■ **GOAL OF THE EXERCISE**: Do not carry the pictures over; copy every other part of the entries exactly.

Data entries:
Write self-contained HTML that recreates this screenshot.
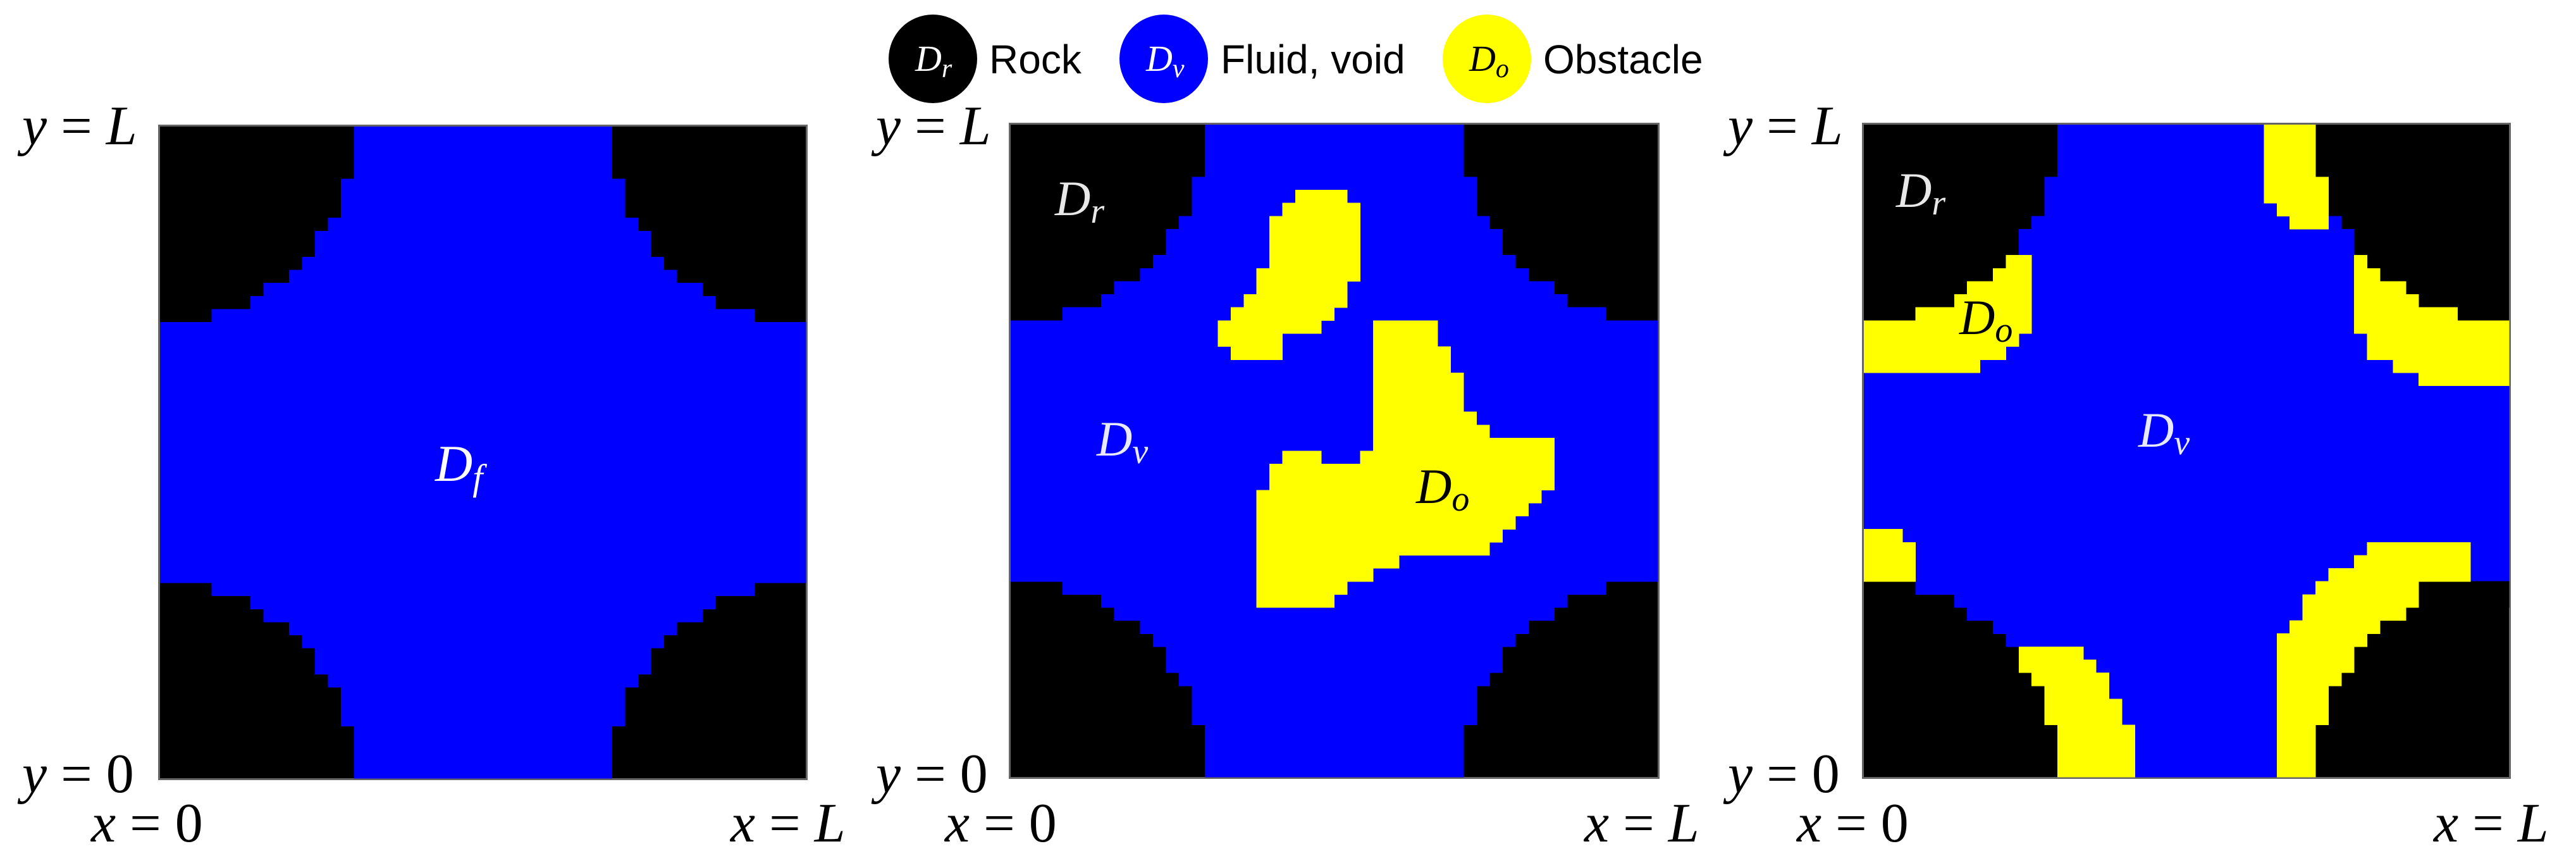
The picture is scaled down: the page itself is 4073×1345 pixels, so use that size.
<!DOCTYPE html>
<html><head><meta charset="utf-8"><style>
html,body{margin:0;padding:0;background:#fff;}
body{width:4073px;height:1345px;overflow:hidden;position:relative;}
svg{position:absolute;left:0;top:0;}
.m{font-family:"Liberation Serif",serif;font-style:italic;}
.n{font-family:"Liberation Serif",serif;font-style:normal;}
.s{font-family:"Liberation Sans",sans-serif;}
</style></head><body>
<svg id="sv" width="4073" height="1345" viewBox="0 0 4073 1345" xmlns="http://www.w3.org/2000/svg">
<g id="grids"></g>
<circle cx="1475" cy="93" r="70" fill="#000"/>
<circle cx="1840" cy="93" r="70" fill="#0000ff"/>
<circle cx="2351" cy="93" r="70" fill="#ffff00"/>
<text x="1447" y="112" class="m" font-size="58" fill="#fff">D<tspan font-size="42" dy="10">r</tspan></text>
<text x="1812" y="112" class="m" font-size="58" fill="#fff">D<tspan font-size="42" dy="10">v</tspan></text>
<text x="2323" y="112" class="m" font-size="58" fill="#000">D<tspan font-size="42" dy="10">o</tspan></text>
<text x="1564" y="116" class="s" font-size="64" fill="#000">Rock</text>
<text x="1930" y="116" class="s" font-size="64" fill="#000">Fluid, void</text>
<text x="2440" y="116" class="s" font-size="64" fill="#000">Obstacle</text>
<g font-size="88" fill="#000">
<text x="35" y="228"><tspan class="m">y</tspan><tspan class="n"> = </tspan><tspan class="m">L</tspan></text>
<text x="35" y="1252"><tspan class="m">y</tspan><tspan class="n"> = 0</tspan></text>
<text x="144" y="1330"><tspan class="m">x</tspan><tspan class="n"> = 0</tspan></text>
<text x="1155" y="1330"><tspan class="m">x</tspan><tspan class="n"> = </tspan><tspan class="m">L</tspan></text>
<text x="1385" y="228"><tspan class="m">y</tspan><tspan class="n"> = </tspan><tspan class="m">L</tspan></text>
<text x="1385" y="1252"><tspan class="m">y</tspan><tspan class="n"> = 0</tspan></text>
<text x="1494" y="1330"><tspan class="m">x</tspan><tspan class="n"> = 0</tspan></text>
<text x="2505" y="1330"><tspan class="m">x</tspan><tspan class="n"> = </tspan><tspan class="m">L</tspan></text>
<text x="2732" y="228"><tspan class="m">y</tspan><tspan class="n"> = </tspan><tspan class="m">L</tspan></text>
<text x="2732" y="1252"><tspan class="m">y</tspan><tspan class="n"> = 0</tspan></text>
<text x="2841" y="1330"><tspan class="m">x</tspan><tspan class="n"> = 0</tspan></text>
<text x="3848" y="1330"><tspan class="m">x</tspan><tspan class="n"> = </tspan><tspan class="m">L</tspan></text>
</g>
<text x="688" y="760" class="m" font-size="82" fill="#fff">D<tspan font-size="58" dy="14">f</tspan></text>
<text x="1668" y="340" class="m" font-size="78" fill="#e8e8e8">D<tspan font-size="56" dy="12">r</tspan></text>
<text x="1734" y="720" class="m" font-size="78" fill="#e8e8ff">D<tspan font-size="56" dy="12">v</tspan></text>
<text x="2239" y="795" class="m" font-size="78" fill="#000">D<tspan font-size="56" dy="12">o</tspan></text>
<text x="2998" y="327" class="m" font-size="78" fill="#e8e8e8">D<tspan font-size="56" dy="12">r</tspan></text>
<text x="3098" y="528" class="m" font-size="78" fill="#000">D<tspan font-size="56" dy="12">o</tspan></text>
<text x="3381" y="706" class="m" font-size="78" fill="#e8e8ff">D<tspan font-size="56" dy="12">v</tspan></text>
</svg>
<script>
(function(){
var NS="http://www.w3.org/2000/svg";
var g=document.getElementById("grids");
function rect(x,y,w,h,f){var r=document.createElementNS(NS,"rect");r.setAttribute("x",x);r.setAttribute("y",y);r.setAttribute("width",w);r.setAttribute("height",h);r.setAttribute("fill",f);r.setAttribute("shape-rendering","crispEdges");g.appendChild(r);}
var prof=[15,15,15,15,14,14,14,13,12,12,11,10,8,7,4];
function lc(r){if(r<15)return prof[r];if(r>34)return prof[49-r];return 0;}
function panel(x0,y0,w,h,obs,blk){
  var cw=w/50,ch=h/50;
  rect(x0-3,y0-3,w+6,h+6,"#666");
  rect(x0,y0,w,h,"#000");
  for(var r=0;r<50;r++){var c=lc(r);
    rect(x0+c*cw,y0+r*ch,(50-2*c)*cw+0.5,ch+0.6,"#0000ff");}
  blk=blk||[];
  for(var i=0;i<blk.length;i++){var o=blk[i];
    for(var r=o[0];r<=o[1];r++){rect(x0+o[2]*cw,y0+r*ch,(o[3]-o[2])*cw+0.5,ch+0.6,"#000");}}
  for(var i=0;i<obs.length;i++){var o=obs[i];
    for(var r=o[0];r<=o[1];r++){rect(x0+o[2]*cw,y0+r*ch,(o[3]-o[2])*cw+0.5,ch+0.6,"#ffff00");}}
}
panel(253,200,1021,1030,[]);
var o2=[
[5,5,22,26],[6,6,21,27],[7,10,20,27],[11,11,19,27],[12,12,19,26],[13,13,18,26],[14,14,17,25],[15,15,16,24],[16,16,16,21],[17,17,17,21],
[15,16,28,33],[17,18,28,34],[19,21,28,35],[22,22,28,36],[23,23,28,37],[24,24,28,42],[25,25,21,24],[25,25,27,42],
[26,27,20,42],[28,28,19,41],[29,29,19,40],[30,30,19,39],[31,31,19,38],[32,32,19,37],[33,33,19,30],[34,34,19,28],[35,35,19,26],[36,36,19,25]];
panel(1598,197,1023,1031,o2);
var o3=[
[0,3,31,35],[4,5,31,36],[6,6,32,36],[7,7,33,36],
[10,10,11,13],[11,11,10,13],[12,12,8,13],[13,13,7,13],[14,14,4,13],[15,15,0,13],[16,16,0,12],[17,17,0,11],[18,18,0,9],
[10,10,38,39],[11,11,38,40],[12,12,38,42],[13,13,38,43],[14,14,38,46],[15,15,38,50],[16,17,39,50],[18,18,41,50],[19,19,43,50],
[31,31,0,3],[32,34,0,4],
[40,40,12,17],[41,41,12,18],[42,42,13,19],[43,43,14,19],[44,45,14,20],[46,49,15,21],
[32,32,39,47],[33,33,38,47],[34,34,36,47],[35,35,35,43],[36,36,34,43],[37,37,34,42],[38,38,33,40],[39,39,32,39],[40,41,32,38],[42,42,32,37],[43,45,32,36],[46,49,32,35]];
panel(2947,197,1020,1031,o3,[[35,35,43,50],[36,36,43,50]]);
})();
</script>
</body></html>
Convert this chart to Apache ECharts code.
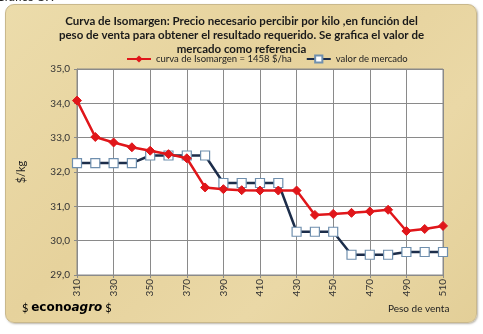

■ **COMPLETE OUTPUT**:
Write self-contained HTML that recreates this screenshot.
The picture is scaled down: the page itself is 4073×1345 pixels, so use that size.
<!DOCTYPE html>
<html><head><meta charset="utf-8"><style>
html,body{margin:0;padding:0;background:#fff;}
body{width:4073px;height:1345px;overflow:hidden;position:relative;}
svg{position:absolute;left:0;top:0;}
.m{font-family:"Liberation Serif",serif;font-style:italic;}
.n{font-family:"Liberation Serif",serif;font-style:normal;}
.s{font-family:"Liberation Sans",sans-serif;}
</style></head><body>
<svg id="sv" width="4073" height="1345" viewBox="0 0 4073 1345" xmlns="http://www.w3.org/2000/svg">
<g id="grids"></g>
<circle cx="1475" cy="93" r="70" fill="#000"/>
<circle cx="1840" cy="93" r="70" fill="#0000ff"/>
<circle cx="2351" cy="93" r="70" fill="#ffff00"/>
<text x="1447" y="112" class="m" font-size="58" fill="#fff">D<tspan font-size="42" dy="10">r</tspan></text>
<text x="1812" y="112" class="m" font-size="58" fill="#fff">D<tspan font-size="42" dy="10">v</tspan></text>
<text x="2323" y="112" class="m" font-size="58" fill="#000">D<tspan font-size="42" dy="10">o</tspan></text>
<text x="1564" y="116" class="s" font-size="64" fill="#000">Rock</text>
<text x="1930" y="116" class="s" font-size="64" fill="#000">Fluid, void</text>
<text x="2440" y="116" class="s" font-size="64" fill="#000">Obstacle</text>
<g font-size="88" fill="#000">
<text x="35" y="228"><tspan class="m">y</tspan><tspan class="n"> = </tspan><tspan class="m">L</tspan></text>
<text x="35" y="1252"><tspan class="m">y</tspan><tspan class="n"> = 0</tspan></text>
<text x="144" y="1330"><tspan class="m">x</tspan><tspan class="n"> = 0</tspan></text>
<text x="1155" y="1330"><tspan class="m">x</tspan><tspan class="n"> = </tspan><tspan class="m">L</tspan></text>
<text x="1385" y="228"><tspan class="m">y</tspan><tspan class="n"> = </tspan><tspan class="m">L</tspan></text>
<text x="1385" y="1252"><tspan class="m">y</tspan><tspan class="n"> = 0</tspan></text>
<text x="1494" y="1330"><tspan class="m">x</tspan><tspan class="n"> = 0</tspan></text>
<text x="2505" y="1330"><tspan class="m">x</tspan><tspan class="n"> = </tspan><tspan class="m">L</tspan></text>
<text x="2732" y="228"><tspan class="m">y</tspan><tspan class="n"> = </tspan><tspan class="m">L</tspan></text>
<text x="2732" y="1252"><tspan class="m">y</tspan><tspan class="n"> = 0</tspan></text>
<text x="2841" y="1330"><tspan class="m">x</tspan><tspan class="n"> = 0</tspan></text>
<text x="3848" y="1330"><tspan class="m">x</tspan><tspan class="n"> = </tspan><tspan class="m">L</tspan></text>
</g>
<text x="688" y="760" class="m" font-size="82" fill="#fff">D<tspan font-size="58" dy="14">f</tspan></text>
<text x="1668" y="340" class="m" font-size="78" fill="#e8e8e8">D<tspan font-size="56" dy="12">r</tspan></text>
<text x="1734" y="720" class="m" font-size="78" fill="#e8e8ff">D<tspan font-size="56" dy="12">v</tspan></text>
<text x="2239" y="795" class="m" font-size="78" fill="#000">D<tspan font-size="56" dy="12">o</tspan></text>
<text x="2998" y="327" class="m" font-size="78" fill="#e8e8e8">D<tspan font-size="56" dy="12">r</tspan></text>
<text x="3098" y="528" class="m" font-size="78" fill="#000">D<tspan font-size="56" dy="12">o</tspan></text>
<text x="3381" y="706" class="m" font-size="78" fill="#e8e8ff">D<tspan font-size="56" dy="12">v</tspan></text>
</svg>
<script>
(function(){
var NS="http://www.w3.org/2000/svg";
var g=document.getElementById("grids");
function rect(x,y,w,h,f){var r=document.createElementNS(NS,"rect");r.setAttribute("x",x);r.setAttribute("y",y);r.setAttribute("width",w);r.setAttribute("height",h);r.setAttribute("fill",f);r.setAttribute("shape-rendering","crispEdges");g.appendChild(r);}
var prof=[15,15,15,15,14,14,14,13,12,12,11,10,8,7,4];
function lc(r){if(r<15)return prof[r];if(r>34)return prof[49-r];return 0;}
function panel(x0,y0,w,h,obs,blk){
  var cw=w/50,ch=h/50;
  rect(x0-3,y0-3,w+6,h+6,"#666");
  rect(x0,y0,w,h,"#000");
  for(var r=0;r<50;r++){var c=lc(r);
    rect(x0+c*cw,y0+r*ch,(50-2*c)*cw+0.5,ch+0.6,"#0000ff");}
  blk=blk||[];
  for(var i=0;i<blk.length;i++){var o=blk[i];
    for(var r=o[0];r<=o[1];r++){rect(x0+o[2]*cw,y0+r*ch,(o[3]-o[2])*cw+0.5,ch+0.6,"#000");}}
  for(var i=0;i<obs.length;i++){var o=obs[i];
    for(var r=o[0];r<=o[1];r++){rect(x0+o[2]*cw,y0+r*ch,(o[3]-o[2])*cw+0.5,ch+0.6,"#ffff00");}}
}
panel(253,200,1021,1030,[]);
var o2=[
[5,5,22,26],[6,6,21,27],[7,10,20,27],[11,11,19,27],[12,12,19,26],[13,13,18,26],[14,14,17,25],[15,15,16,24],[16,16,16,21],[17,17,17,21],
[15,16,28,33],[17,18,28,34],[19,21,28,35],[22,22,28,36],[23,23,28,37],[24,24,28,42],[25,25,21,24],[25,25,27,42],
[26,27,20,42],[28,28,19,41],[29,29,19,40],[30,30,19,39],[31,31,19,38],[32,32,19,37],[33,33,19,30],[34,34,19,28],[35,35,19,26],[36,36,19,25]];
panel(1598,197,1023,1031,o2);
var o3=[
[0,3,31,35],[4,5,31,36],[6,6,32,36],[7,7,33,36],
[10,10,11,13],[11,11,10,13],[12,12,8,13],[13,13,7,13],[14,14,4,13],[15,15,0,13],[16,16,0,12],[17,17,0,11],[18,18,0,9],
[10,10,38,39],[11,11,38,40],[12,12,38,42],[13,13,38,43],[14,14,38,46],[15,15,38,50],[16,17,39,50],[18,18,41,50],[19,19,43,50],
[31,31,0,3],[32,34,0,4],
[40,40,12,17],[41,41,12,18],[42,42,13,19],[43,43,14,19],[44,45,14,20],[46,49,15,21],
[32,32,39,47],[33,33,38,47],[34,34,36,47],[35,35,35,43],[36,36,34,43],[37,37,34,42],[38,38,33,40],[39,39,32,39],[40,41,32,38],[42,42,32,37],[43,45,32,36],[46,49,32,35]];
panel(2947,197,1020,1031,o3,[[35,35,43,50],[36,36,43,50]]);
})();
</script>
</body></html>
Convert this chart to Apache ECharts code.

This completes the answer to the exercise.